Cultural competency training aims to help foster an inclusive culture

students together
Kaitlin Tannyhill and Evan Blank, both RAs at Porter College, were among the several hundred students who took the campus's cultural competency traning taught by Diversity and Inclusion Program coordinator Donnae Smith. (Photo by Carolyn Lagattuta)

Donnae Smith was raised in the Harlem projects in the 1960s, when The Jackson 5 and Little Stevie Wonder blared from car radios.

Smith, UC Santa Cruz's Diversity and Inclusion Program coordinator, shared her story with around 325 residence hall staff members this month, as part of an annual cultural competency training for residence assistants (RAs), who are also student leaders within the campus's ten residential colleges.

"There's a music, a language, a culture that comes with a place," Smith tells students.

And your experiences and your culture—the people who raised you, or "loved you up," as Smith puts it—shapes how you see others, she said.

For the past eight years, Smith has been delivering a training to students to help them support the difficult conversations that can come when students from a variety of backgrounds come together in an intimate, college environment. The four-hour workshop was held with students at all 10 resident colleges.

The focus of the training is influenced by the national landscape, as well as the campus's needs, Smith said. A survey last year showed that black students feel less welcome than other racial groups on campus. Due to the survey, and police shootings across the nation of unarmed black people and the Black Lives Matter movement, Smith decided to shift the focus of this year's training.

"You're not born a racist. You're not born a sexist. You're not born homophobic. You learn all of that," she said. "And when you realize that, you're unlearning that and you're replacing it with what's right."

RAs began with an online test for implicit bias, administered by Harvard University, which measured for a "preference" for white or black people, based on a timed word and photo association assessment. Results were confidential, and meant to raise awareness of any unconscious bias.

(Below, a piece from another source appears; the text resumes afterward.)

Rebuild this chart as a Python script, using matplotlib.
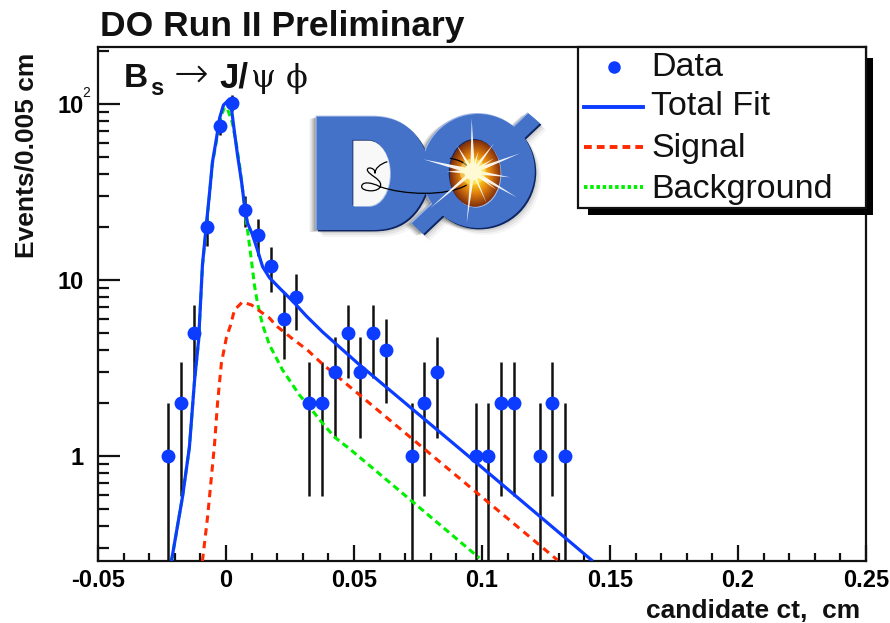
import numpy as np
import matplotlib
matplotlib.use("Agg")
import matplotlib.pyplot as plt
from matplotlib.path import Path as MPath
from matplotlib.patches import PathPatch, Rectangle, Polygon, Ellipse
from matplotlib.ticker import FixedLocator, NullFormatter

# histogram points
ct_bins = [-0.0225, -0.0175, -0.0125, -0.0075, -0.0025, 0.0025, 0.0075, 0.0125, 0.0175, 0.0225,
           0.0275, 0.0325, 0.0375, 0.0425, 0.0475, 0.0525, 0.0575, 0.0625, 0.0725, 0.0775,
           0.0825, 0.0975, 0.1025, 0.1075, 0.1125, 0.1225, 0.1275, 0.1325]
events = [1, 2, 5, 20, 75, 102, 25, 18, 12, 6,
          8, 2, 2, 3, 5, 3, 5, 4, 1, 2,
          3, 1, 1, 2, 2, 1, 2, 1]
err_sym = [1, 1.41, 2.24, 4.47, 8.66, 10.1, 5, 4.24, 3.46, 2.45,
           2.83, 1.41, 1.41, 1.73, 2.24, 1.73, 2.24, 2, 1, 1.41,
           1.73, 1, 1, 1.41, 1.41, 1, 1.41, 1]

# fit curves
total_x = [-0.0213, -0.0170, -0.0143, -0.0123, -0.0107, -0.0100, -0.0092, -0.0076, -0.0064, -0.0053,
           -0.0037, -0.0025, -0.0010, 0.0006, 0.0021, 0.0033, 0.0045, 0.0061, 0.0072, 0.0084,
           0.0104, 0.0123, 0.0143, 0.0170, 0.0209, 0.0260, 0.0314, 0.0377, 0.0514, 0.0979,
           0.1428]
total_y = [0.253, 0.585, 1.12, 2.67, 4.56, 7.21, 12.2, 21.1, 31.6, 46.8,
           64.1, 83.2, 98.7, 104, 94.9, 69.3, 51.3, 36.0, 26.7, 21.1,
           18.0, 14.8, 11.9, 10.3, 9.0, 7.6, 6.24, 5.07, 3.37, 0.913,
           0.256]
signal_x = [-0.0092, -0.0072, -0.0057, -0.0045, -0.0033, -0.0018, 0.0002, 0.0018, 0.0033, 0.0064,
            0.0100, 0.0131, 0.0170, 0.0197, 0.0256, 0.0318, 0.0373, 0.1295]
signal_y = [0.253, 0.450, 0.760, 1.155, 2.0, 3.37, 4.74, 5.55, 6.76, 7.50,
            7.21, 6.67, 6.08, 5.48, 4.68, 4.0, 3.37, 0.256]
backgr_x = [-0.0213, -0.0170, -0.0143, -0.0123, -0.0107, -0.0100, -0.0092, -0.0076, -0.0064, -0.0053,
            -0.0037, -0.0025, -0.0006, 0.0006, 0.0025, 0.0041, 0.0053, 0.0064, 0.0080, 0.0100,
            0.0111, 0.0123, 0.0143, 0.0170, 0.0221, 0.0287, 0.0326, 0.0373, 0.0424, 0.0482,
            0.0572, 0.0990]
backgr_y = [0.253, 0.585, 1.12, 2.67, 4.5, 7.1, 12, 20.7, 31, 46,
            62, 80, 96, 93.7, 78, 58.5, 45, 33.3, 21.4, 12.7,
            9.37, 7.4, 5.55, 4.27, 3.08, 2.22, 1.90, 1.56, 1.28, 1.10,
            0.855, 0.263]

x_major = [-0.05, 0, 0.05, 0.1, 0.15, 0.2, 0.25]
x_labels = ["-0.05", "0", "0.05", "0.1", "0.15", "0.2", "0.25"]
x_minor = [-0.04, -0.03, -0.02, -0.01, 0.01, 0.02, 0.03, 0.04, 0.06, 0.07, 0.08, 0.09,
           0.11, 0.12, 0.13, 0.14, 0.16, 0.17, 0.18, 0.19, 0.21, 0.22, 0.23, 0.24]
y_major = [1, 10, 100]
y_labels = ["1", "10", "10"]
y_minor = [0.3, 0.4, 0.5, 0.6, 0.7, 0.8, 0.9, 2, 3, 4, 5, 6, 7, 8, 9,
           20, 30, 40, 50, 60, 70, 80, 90, 200]

BLUE = "#0b3cff"
RED = "#ff2a00"
GREEN = "#00f000"
SANS = "Liberation Sans"

plt.rcParams["font.family"] = [SANS, "DejaVu Sans"]
plt.rcParams["text.color"] = "#111111"

W, H = 890, 623
fig = plt.figure(figsize=(W / 100, H / 100), dpi=100)
ax = fig.add_axes([98 / W, (H - 561) / H, 768 / W, 514 / H])
ax.set_yscale("log")
ax.set_xlim(-0.05, 0.25)
ax.set_ylim(0.253, 211)

ax.errorbar(ct_bins, events, yerr=err_sym, fmt="none", ecolor="#111111", elinewidth=1.8, zorder=2)
ax.plot(backgr_x, backgr_y, color=GREEN, lw=2.2, ls=(0, (2.2, 1.4)), zorder=3)
ax.plot(signal_x, signal_y, color=RED, lw=2.2, ls=(0, (2.4, 1.8)), zorder=3)
ax.plot(total_x, total_y, color=BLUE, lw=2.3, zorder=4)
ax.plot(ct_bins, events, "o", color=BLUE, ms=10, mew=0, zorder=5)

for side in ax.spines.values():
    side.set_linewidth(1.6)
    side.set_color("#111111")
ax.xaxis.set_major_locator(FixedLocator(x_major))
ax.xaxis.set_minor_locator(FixedLocator(x_minor))
ax.yaxis.set_major_locator(FixedLocator(y_major))
ax.yaxis.set_minor_locator(FixedLocator(y_minor))
ax.yaxis.set_minor_formatter(NullFormatter())
ax.set_xticklabels(x_labels, fontweight="bold", fontsize=17)
ax.set_yticklabels(y_labels, fontweight="bold", fontsize=17)
ax.tick_params(axis="x", which="major", direction="in", length=11.5, width=1.6, pad=6, color="#111111")
ax.tick_params(axis="x", which="minor", direction="in", length=5.8, width=1.6, color="#111111")
ax.tick_params(axis="y", which="major", direction="in", length=16, width=1.6, pad=10, color="#111111")
ax.tick_params(axis="y", which="minor", direction="in", length=8, width=1.6, color="#111111")

# overlay in picture pixels for texts, legend box and logo
ov = fig.add_axes([0, 0, 1, 1], zorder=10)
ov.set_xlim(0, W)
ov.set_ylim(H, 0)
ov.axis("off")
ov.patch.set_alpha(0)

ov.text(100, 36, "DO Run II Preliminary", fontsize=25.5, fontweight="bold", va="baseline")
ov.text(860, 618, "candidate ct,  cm", fontsize=19, fontweight="bold", ha="right", va="baseline")
ov.text(33, 258, "Events/0.005 cm", fontsize=19, fontweight="bold", rotation=90,
        ha="left", va="baseline", rotation_mode="anchor")
ov.text(82, 97, "2", fontsize=10, va="baseline")

# decay label
ov.text(124, 87, "B", fontsize=24, fontweight="bold", va="baseline")
ov.text(150, 95, "s", fontsize=17, fontweight="bold", va="baseline")
ov.text(174, 87, "\u2192", fontsize=30, family="DejaVu Sans", va="baseline", fontweight="light")
ov.text(219, 87, "J/", fontsize=25, fontweight="bold", va="baseline")
ov.text(251, 87, "\u03c8", fontsize=23, family="DejaVu Serif", va="baseline")
ov.text(286, 87, "\u03d5", fontsize=23, family="DejaVu Serif", va="baseline")

# legend
ov.add_patch(Rectangle((588, 58), 285, 157, fc="black", ec="none", zorder=1))
ov.add_patch(Rectangle((578, 47), 288, 161, fc="white", ec="#111111", lw=1.6, zorder=2))
ov.plot([614], [67], "o", color=BLUE, ms=9, mew=0, zorder=3)
ov.plot([584, 643], [107, 107], color=BLUE, lw=2.8, zorder=3)
ov.plot([584, 643], [147, 147], color=RED, lw=2.8, ls=(0, (2, 1.3)), zorder=3)
ov.plot([584, 643], [187, 187], color=GREEN, lw=2.8, ls=(0, (0.9, 0.7)), zorder=3)
for ty, txt in zip([76, 115, 157, 198], ["Data", "Total Fit", "Signal", "Background"]):
    ov.text(651, ty, txt, fontsize=24.5, va="baseline", zorder=3)


# logo, coordinates as read on the 3x crop
def z(pts):
    return [(290 + a / 3, 90 + b / 3) for a, b in pts]


def shape(verts, codes, dx=0, dy=0):
    return MPath([(a + dx, b + dy) for a, b in z(verts)], codes)


L, C, M, E = MPath.LINETO, MPath.CURVE4, MPath.MOVETO, MPath.CLOSEPOLY
d_verts = [(80, 80), (250, 80), (340, 80), (400, 130), (425, 245), (400, 370), (340, 420), (250, 420),
           (80, 420), (80, 80)]
d_codes = [M, L, C, C, C, C, C, C, L, E]
slash_verts = [(365, 400), (715, 70), (750, 100), (400, 432), (365, 400)]
slash_codes = [M, L, L, L, E]


def logo_layer(color, dx, dy, zo, alpha=1.0):
    ov.add_patch(PathPatch(shape(d_verts, d_codes, dx, dy), fc=color, ec="none", alpha=alpha, zorder=zo))
    ov.add_patch(PathPatch(shape(slash_verts, slash_codes, dx, dy), fc=color, ec="none", alpha=alpha, zorder=zo))
    ox, oy = z([(565, 243)])[0]
    ov.add_patch(Ellipse((ox + dx, oy + dy), 113, 114, fc=color, ec="none", alpha=alpha, zorder=zo))


for step, shade in zip([7, 5, 3], [0.12, 0.2, 0.3]):
    logo_layer("#555555", -step, step * 0.3, 3, shade)
    logo_layer("#777777", step * 0.9, step, 3, shade * 0.6)
logo_layer("#0c2460", 1.4, 1.4, 4)
logo_layer("#9db6e6", -1, -1, 4)
logo_layer("#4472c8", 0, 0, 5)

# D hole
hole_v = [(190, 152), (235, 152), (275, 152), (300, 200), (300, 250), (300, 300), (275, 348), (235, 348),
          (190, 348), (190, 152)]
hole_c = [M, L, C, C, C, C, C, C, L, E]
ov.add_patch(PathPatch(shape(hole_v, hole_c, 0.8, 0.8), fc="#a9bfe8", ec="none", zorder=6))
ov.add_patch(PathPatch(shape(hole_v, hole_c, -0.8, -0.8), fc="#12285c", ec="none", zorder=6))
ov.add_patch(PathPatch(shape(hole_v, hole_c), fc="#f8f8f8", ec="none", zorder=6))

# O hole with fireball
ocx, ocy = z([(555, 250)])[0]
ov.add_patch(Ellipse((ocx + 0.8, ocy + 0.8), 51, 67, fc="#a9bfe8", ec="none", zorder=6))
ov.add_patch(Ellipse((ocx - 0.8, ocy - 0.8), 51, 67, fc="#12285c", ec="none", zorder=6))
gx, gy = np.meshgrid(np.linspace(-1, 1, 120), np.linspace(-1, 1, 160))
fire = np.zeros((160, 120, 3))
rr = np.clip(np.hypot(gx, gy), 0, 1)
fire[..., 0] = np.interp(rr, [0, 0.25, 0.6, 1], [1.0, 1.0, 0.88, 0.5])
fire[..., 1] = np.interp(rr, [0, 0.25, 0.6, 1], [1.0, 0.85, 0.5, 0.18])
fire[..., 2] = np.interp(rr, [0, 0.25, 0.6, 1], [0.9, 0.1, 0.05, 0.05])
im = ov.imshow(fire, extent=(ocx - 25.5, ocx + 25.5, ocy + 33.5, ocy - 33.5), zorder=7, aspect="auto",
               interpolation="bilinear")
clip = Ellipse((ocx, ocy), 51, 67, transform=ov.transData)
im.set_clip_path(clip)
ov.set_xlim(0, W)
ov.set_ylim(H, 0)

# tracks
t1 = MPath(z([(530, 285), (470, 320), (340, 315), (270, 290), (240, 275), (215, 275), (215, 290),
              (215, 305), (270, 310), (272, 285), (272, 265), (235, 255), (232, 240), (232, 228),
              (258, 235), (255, 250), (255, 235), (270, 222), (292, 215)]),
           [M, C, C, C, C, C, C, C, C, C, C, C, C, C, C, C, C, C, C])
ov.add_patch(PathPatch(t1, fc="none", ec="black", lw=0.9, zorder=8))
t2 = MPath(z([(480, 205), (500, 208), (520, 215), (532, 228)]), [M, C, C, C])
ov.add_patch(PathPatch(t2, fc="none", ec="black", lw=0.9, zorder=8))

# star rays
star_c = (548, 245)
tips = [(545, 85, 7), (690, 190, 7), (660, 262, 7), (680, 322, 7), (530, 400, 6), (420, 355, 6),
        (400, 208, 8), (470, 245, 8), (500, 165, 6), (612, 160, 6), (612, 205, 5), (620, 300, 5),
        (565, 185, 5), (590, 340, 4)]
for tx, ty, wid in tips:
    ang = np.arctan2(ty - star_c[1], tx - star_c[0]) + np.pi / 2
    ex, ey = wid * np.cos(ang), wid * np.sin(ang)
    ov.add_patch(Polygon(z([(star_c[0] + ex, star_c[1] + ey), (tx, ty), (star_c[0] - ex, star_c[1] - ey)]),
                         fc="white", ec="none", alpha=0.92, zorder=9))
ov.add_patch(Ellipse(z([star_c])[0], 17, 17, fc="white", ec="none", zorder=9))
ov.add_patch(Ellipse(z([star_c])[0], 26, 26, fc="#fff6a0", ec="none", alpha=0.45, zorder=9))

fig.savefig("out.png", dpi=100)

Students watched videos on race, including one on the history of suburbia, and how Italian- and Irish-American soldiers escaped the ghettos after World War II, due to home loans that were denied to African American soldiers because of their race. Smith led discussions about gender, sexual orientation, race and ethnicity, and how those identities shape others' views and give power and privilege.

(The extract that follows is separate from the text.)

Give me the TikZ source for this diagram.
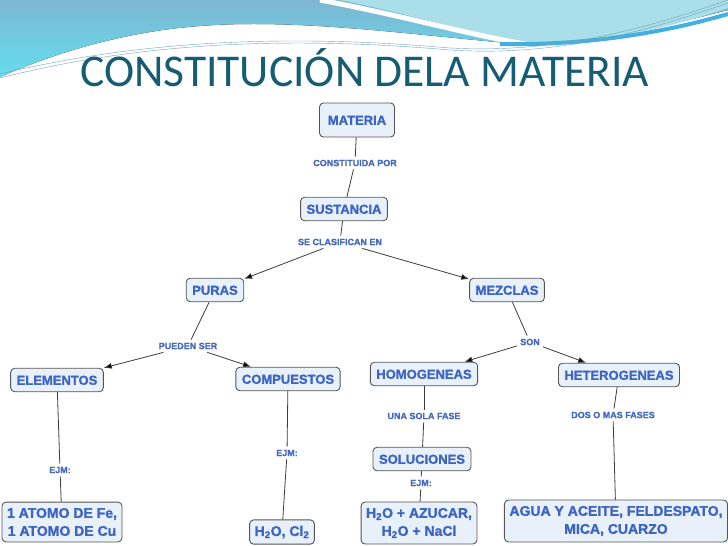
\documentclass[tikz,border=0pt]{standalone}
\usepackage{fontspec}
\setmainfont{Liberation Sans}[BoldFeatures={FakeBold=1.6}]
\newfontfamily\titlefont{Carlito}
\usetikzlibrary{arrows.meta}

\definecolor{nodeblue}{RGB}{62,100,196}
\definecolor{linkblue}{RGB}{70,105,190}
\definecolor{boxfill}{RGB}{232,241,250}
\definecolor{boxline}{RGB}{85,85,85}
\definecolor{linegray}{RGB}{60,60,60}
\definecolor{titleteal}{RGB}{22,92,116}
\definecolor{wavetop}{RGB}{125,182,210}
\definecolor{wavebot}{RGB}{100,222,238}
\definecolor{wavelight}{RGB}{170,222,232}
\definecolor{waveband}{RGB}{70,175,225}

\tikzset{
  concept/.style={draw=boxline, fill=boxfill, rounded corners=4pt, line width=0.9pt, text=nodeblue,
    font=\bfseries\fontsize{13}{15}\selectfont, inner xsep=6pt, inner ysep=7pt, text height=9.5pt, text depth=0pt},
  sample/.style={draw=boxline, fill=boxfill, rounded corners=4pt, line width=0.9pt, text=nodeblue,
    font=\bfseries\fontsize{14}{18}\selectfont, align=center, inner xsep=5pt, inner ysep=6pt},
  link/.style={text=linkblue, font=\bfseries\fontsize{9}{10}\selectfont, inner sep=3pt},
  conn/.style={draw=linegray, line width=0.8pt},
  arr/.style={conn, -{Latex[length=8pt,width=6pt]}}
}

\begin{document}
\begin{tikzpicture}[x=1pt, y=-1pt]
  \useasboundingbox (0,0) rectangle (728,546);
  % waves at the top
  \fill[top color=wavetop, bottom color=wavebot] (0,0) -- (728,0) -- (728,10)
    .. controls (650,30) and (580,48) .. (520,44) .. controls (420,36) and (300,18) .. (200,26)
    .. controls (120,32) and (50,55) .. (0,77) -- cycle;
  \fill[wavelight] (340,0) .. controls (410,14) and (470,33) .. (525,43)
    .. controls (600,45) and (680,25) .. (728,8) -- (728,0) -- cycle;
  \draw[white, line width=5pt] (320,0) .. controls (400,15) and (470,35) .. (525,44);
  \draw[waveband, line width=4pt] (500,44) .. controls (600,46) and (680,28) .. (728,14);
  \draw[gray!60!cyan, line width=0.4pt] (0,78) .. controls (150,40) and (300,37) .. (450,50)
    .. controls (560,57) and (650,30) .. (728,3);
  \draw[gray!60!cyan, line width=0.4pt] (0,74) .. controls (150,38) and (300,35) .. (450,48)
    .. controls (560,54) and (650,27) .. (728,0);

  \node (title) [anchor=base west, inner sep=0, text=titleteal, font=\titlefont\fontsize{45.5}{50}\selectfont] at (80,86) {CONSTITUCIÓN DELA MATERIA};

  % concepts
  \node (materia) [concept, minimum width=75pt, minimum height=34pt] at (357,120) {MATERIA};
  \node (sustancia) [concept] at (344,209) {SUSTANCIA};
  \node (puras) [concept] at (215,290) {PURAS};
  \node (mezclas) [concept] at (507,290) {MEZCLAS};
  \node (elementos) [concept] at (57,380) {ELEMENTOS};
  \node (compuestos) [concept] at (288,379) {COMPUESTOS};
  \node (homogeneas) [concept] at (424,374) {HOMOGENEAS};
  \node (heterogeneas) [concept] at (619,375) {HETEROGENEAS};
  \node (soluciones) [concept] at (422,459) {SOLUCIONES};
  \node (atomos) [sample] at (62,522) {1 ATOMO DE Fe,\\1 ATOMO DE Cu};
  \node (hcl) [sample] at (282,532) {H\textsubscript{2}O, Cl\textsubscript{2}};
  \node (azucar) [sample] at (419,523) {H\textsubscript{2}O + AZUCAR,\\H\textsubscript{2}O + NaCl};
  \node (agua) [sample] at (616,521) {AGUA Y ACEITE, FELDESPATO,\\MICA, CUARZO};

  % linking phrases
  \node (lcons) [link] at (355,163) {CONSTITUIDA POR};
  \node (lclas) [link] at (340,242) {SE CLASIFICAN EN};
  \node (lpueden) [link] at (188,346) {PUEDEN SER};
  \node (lson) [link] at (530,342) {SON};
  \node (lejma) [link] at (60,470) {EJM:};
  \node (lejmb) [link] at (287,453) {EJM:};
  \node (lfase) [link] at (424,416) {UNA SOLA FASE};
  \node (lejmc) [link] at (421,483) {EJM:};
  \node (lfases) [link] at (613,415) {DOS O MAS FASES};

  \path [conn]
  (materia) edge (lcons) (lcons) edge (sustancia)
  (sustancia) edge (lclas)
  (puras) edge (lpueden) (mezclas) edge (lson)
  (elementos) edge (lejma) (lejma) edge (atomos)
  (compuestos) edge (lejmb) (lejmb) edge (hcl)
  (homogeneas) edge (lfase) (lfase) edge (soluciones)
  (soluciones) edge (lejmc) (lejmc) edge (azucar)
  (heterogeneas) edge (lfases) (lfases) edge (agua);
  \path [arr]
  (lclas) edge (puras) (lclas) edge (mezclas)
  (lpueden) edge (elementos) (lpueden) edge (compuestos)
  (lson) edge (homogeneas) (lson) edge (heterogeneas);
\end{tikzpicture}
\end{document}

The real lesson, Smith says, was showing students how to have these discussions.

"You need to see where the hope lies around these issues of difference, and in particular with these dialogues around race, which in this country we are told we can't have without it leading to fisticuffs," Smith said. "And there is a way to do that, and I can help you do that. There's an attitude, a value you have to bring with you to that conversation. There are certain things you need to check in your responses and your triggers, and know who you are and know your issues."

Kaitlin Tannyhill, a senior majoring in business management and economics and RA in Porter College, says the training taught her to take each relationship on a "case by case basis."

Tannyhill said she's biracial, but "passes" as white and hasn't dealt with discrimination.

"It's bad to say to someone who's black, 'Oh, how should I talk to black people?" Tannyhill says. "I think it's more important to say, 'Oh, how can I talk to you about this?' or 'How can I be an ally to you?'"

Saying otherwise creates a separation, she says.

"It makes it seem like you're distinguishing even more, rather than talking to them like they're a person with an identity who wants to be respected," she said.

Evan Blank, a junior and computer science major who is also an RA in Porter College, said he learned that sometimes people say offensive things without realizing it.

"You have to separate the action from the person, and when you do that, also separate the person from the group," Blank says. "If you're talking to one African American person, that's not a representation of all African American people, you know?"

Discussions about the police shootings, for example, often end with someone getting upset.

"A big part of fixing that problem is trying to inform people on the difference between people and their opinions, and so just because people have an opinion doesn't mean that they are that thing," Blank said. "So I think that's one of the main things people should focus on. Once they do that, people will actually start to listen to each other."